Sen. Tammy Baldwin introduces bill to bolster financial aid for student pilots
WASHINGTON (Gray DC) - Senator Tammy Baldwin (D-Wisc.) is trying to make the costly path to becoming a commercial airline pilot a little more affordable.
This week, she and Senator Dan Sullivan (R-Alaska) introduced a bill called the ‘Flight Education Access Act’ that would increase maximum limits on federal student loans for those pursuing degrees in flight education and training programs.
“We want to level the playing field, especially when there’s a pipeline issue right now for pilots getting into the field and make it an opportunity available to anyone who’s interested in not just those who, you know, come from wealthier backgrounds,” said Sen. Baldwin.
According to the University Aviation Association, it costs about $80,000 for the FAA flight training to become a pilot. Current federal loan limits do not accommodate that cost.
“We need better career access. Today’s federal student aid system fails pilots. Federal loans are short $80,000 or more. Airlines provide subsidized training and other supports. But lower income families can’t bridge the gap,” Regional Airline Association President and CEO Faye Malarkey Black said at a Transportation and Infrastructure Committee hearing in April.

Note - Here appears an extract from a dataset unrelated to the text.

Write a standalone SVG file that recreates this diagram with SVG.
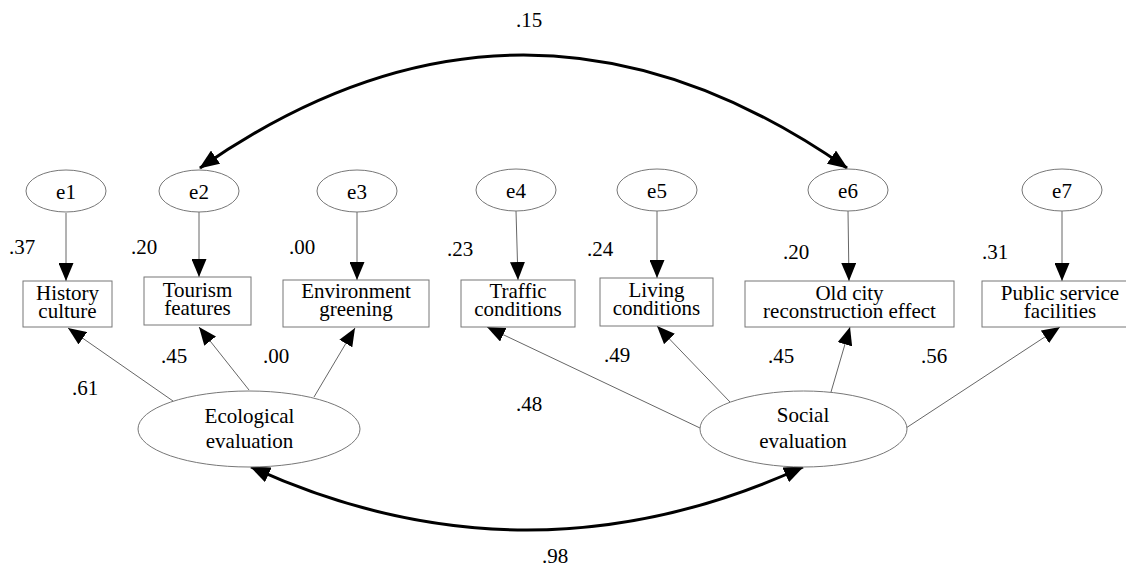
<svg xmlns="http://www.w3.org/2000/svg" width="1126" height="571" viewBox="0 0 1126 571">
<style>
text{font-family:"Liberation Serif","Times New Roman",Times,"DejaVu Serif",serif;font-size:21px;fill:#000;text-anchor:middle}
.n{text-anchor:start}
.box{fill:#fff;stroke:#777;stroke-width:1}
.ell{fill:#fff;stroke:#777;stroke-width:1}
.path{stroke:#666;stroke-width:1;fill:none;marker-end:url(#ah)}
.cov{stroke:#000;stroke-width:3;fill:none;marker-start:url(#ch);marker-end:url(#ch)}
</style>
<defs>
<marker id="ah" markerUnits="userSpaceOnUse" markerWidth="18" markerHeight="15" refX="18" refY="7.5" orient="auto">
<path d="M0,0 L18,7.5 L0,15 z" fill="#000"/>
</marker>
<marker id="ch" markerUnits="userSpaceOnUse" markerWidth="20" markerHeight="16" refX="19" refY="8" orient="auto-start-reverse">
<path d="M0,0 L20,8 L0,16 z" fill="#000"/>
</marker>
</defs>
<rect width="1126" height="571" fill="#fff"/>
<g id="connectors">
<line class="path" x1="66" y1="213" x2="66" y2="281"/>
<line class="path" x1="199" y1="212" x2="199" y2="277"/>
<line class="path" x1="357" y1="212" x2="357" y2="280"/>
<line class="path" x1="516" y1="211" x2="518" y2="280"/>
<line class="path" x1="657" y1="211" x2="657" y2="278"/>
<line class="path" x1="848" y1="211" x2="849" y2="281"/>
<line class="path" x1="1062" y1="211" x2="1062" y2="281"/>
<line class="path" x1="173" y1="401" x2="68" y2="328"/>
<line class="path" x1="249" y1="390" x2="199" y2="327"/>
<line class="path" x1="314" y1="397" x2="355" y2="328"/>
<line class="path" x1="700" y1="428" x2="487" y2="327"/>
<line class="path" x1="730" y1="402" x2="657" y2="326"/>
<line class="path" x1="831" y1="392" x2="850" y2="327"/>
<line class="path" x1="906" y1="428" x2="1060" y2="327"/>
<path class="cov" d="M200,168 Q523.5,-58 847,168"/>
<path class="cov" d="M251,467 Q527,593 803,467"/>
</g>
<g id="labels">
<text x="529" y="27">.15</text>
<text x="555" y="563">.98</text>
<text class="n" x="9" y="254">.37</text>
<text class="n" x="131" y="254">.20</text>
<text class="n" x="289" y="254">.00</text>
<text class="n" x="447" y="256">.23</text>
<text class="n" x="587" y="256">.24</text>
<text class="n" x="783" y="259">.20</text>
<text class="n" x="982" y="259">.31</text>
<text class="n" x="72" y="395">.61</text>
<text class="n" x="161" y="363">.45</text>
<text class="n" x="263" y="363">.00</text>
<text class="n" x="516" y="411">.48</text>
<text class="n" x="604" y="362">.49</text>
<text class="n" x="768" y="363">.45</text>
<text class="n" x="921" y="363">.56</text>
</g>
<g id="e1"><ellipse class="ell" cx="66" cy="191" rx="40" ry="21"/><text x="66" y="199">e1</text></g>
<g id="e2"><ellipse class="ell" cx="199" cy="191" rx="40" ry="21"/><text x="199" y="199">e2</text></g>
<g id="e3"><ellipse class="ell" cx="357" cy="191" rx="40" ry="21"/><text x="357" y="199">e3</text></g>
<g id="e4"><ellipse class="ell" cx="516" cy="190" rx="40" ry="21"/><text x="516" y="198">e4</text></g>
<g id="e5"><ellipse class="ell" cx="657" cy="190" rx="40" ry="21"/><text x="657" y="198">e5</text></g>
<g id="e6"><ellipse class="ell" cx="848" cy="190" rx="40" ry="21"/><text x="848" y="198">e6</text></g>
<g id="e7"><ellipse class="ell" cx="1062" cy="190" rx="40" ry="21"/><text x="1062" y="198">e7</text></g>
<g id="history"><rect class="box" x="23" y="281" width="89" height="46"/><text x="67.5" y="300">History</text><text x="67.5" y="318">culture</text></g>
<g id="tourism"><rect class="box" x="144" y="277" width="107" height="48"/><text x="197.5" y="297">Tourism</text><text x="197.5" y="315">features</text></g>
<g id="environment"><rect class="box" x="283" y="280" width="146" height="47"/><text x="356" y="298">Environment</text><text x="356" y="316">greening</text></g>
<g id="traffic"><rect class="box" x="461" y="280" width="114" height="47"/><text x="518" y="298">Traffic</text><text x="518" y="316">conditions</text></g>
<g id="living"><rect class="box" x="600" y="278" width="113" height="48"/><text x="656.5" y="297">Living</text><text x="656.5" y="315">conditions</text></g>
<g id="oldcity"><rect class="box" x="745" y="281" width="209" height="46"/><text x="849.5" y="300">Old city</text><text x="849.5" y="318">reconstruction effect</text></g>
<g id="public"><rect class="box" x="982" y="281" width="160" height="46"/><text x="1060" y="300">Public service</text><text x="1060" y="318">facilities</text></g>
<g id="ecological"><ellipse class="ell" cx="249" cy="429" rx="111" ry="38"/><text x="249.5" y="423">Ecological</text><text x="249.5" y="448">evaluation</text></g>
<g id="social"><ellipse class="ell" cx="803.5" cy="429" rx="103.5" ry="38"/><text x="803" y="422">Social</text><text x="803" y="448">evaluation</text></g>
</svg>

The bill would also create a new scholarship opportunity to offset the cost of pilot school through a public-private partnership that would incentive private partners to offer scholarships with a four to one federal match.
Senator Baldwin says the bill could be especially helpful to states like Wisconsin that rely heavily on regional airlines.
“We rely a lot on regional airlines to be able to get Wisconsinites to where they need to go, where they need to travel. And it’s the regional airlines that are seeing some of the most significant shortages in in pilots,” she said.
The senator is hoping that to include the act in the FAA reauthorization bill that Congress is working on now.